To switch gears in my “ism-xplaining,” I pursued the Gender-Science test. This result suggested that I have a "moderate automatic association for male with science and female with liberal arts." I struggled with this outcome since that is what we tend to see around us in society and higher education; however, I do not believe that to be true.

I then turned my attention to a third test: Race. I chose this one because I felt it was timely. It started out with “demographics” and then switched to questions specific to the test. I paused and took a moment to digest when I saw an African-American face on the middle of the screen, on the left "bad" or "African-American," and on the right "good" or "Caucasian." Although society may make these associations, I could not. I realized that the power of these tests is in reflection and recognition that we do not have to embrace or perpetuate social or societal norms, even if we subconsciously them.

The test result suggested I have a "slight automatic preference for European Americans over African Americans." I laughed out loud at that result, as I am an African American myself.

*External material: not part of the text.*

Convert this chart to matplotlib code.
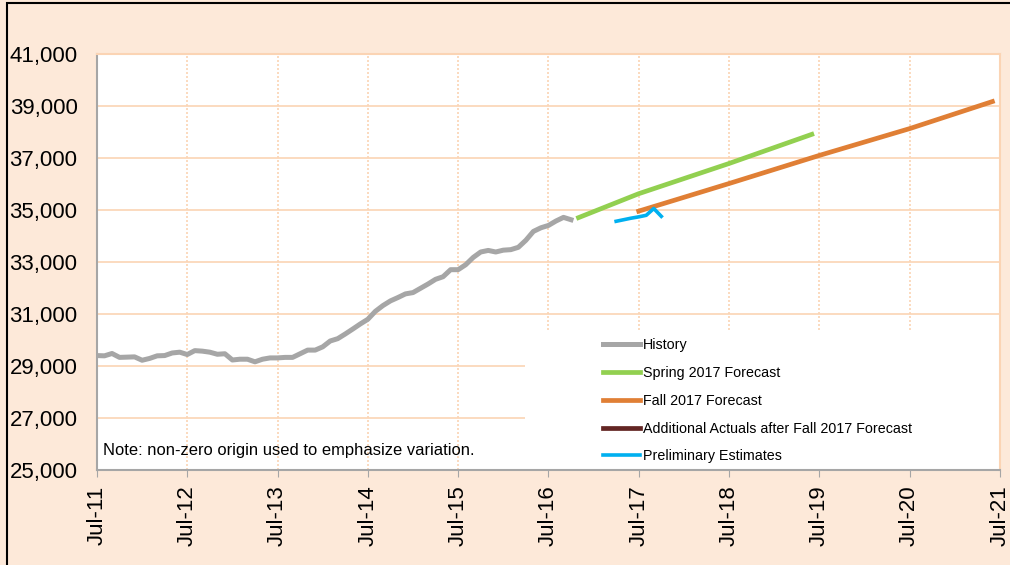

Again, I felt like the test was on some subconscious level “training in” fingers and keys with associations. (Was I ism-xplaining?) The pain of it all is that completing tests like these is necessary to uncover the reality in our society and in the furthest parts of our minds in order to heal and move forward healthily together as individuals and health care professionals.

With this backdrop in mind, I was delighted to introduce Hayes as our main speaker to lead a workshop the next day. Others at the workshop commented that "the results made me feel ashamed," "the test results reflected the way I was raised" or "the computer could see deep down how I really think about these things," while others felt reassured. Hayes assured the group that although the old paradigm said, "prejudice is bad," the new paradigm says, "prejudiced thoughts and actions are habits that we all have and breaking these habits requires more than good intentions." This is possible by "doubting our objectivity" and "increasing our motivation to be fair."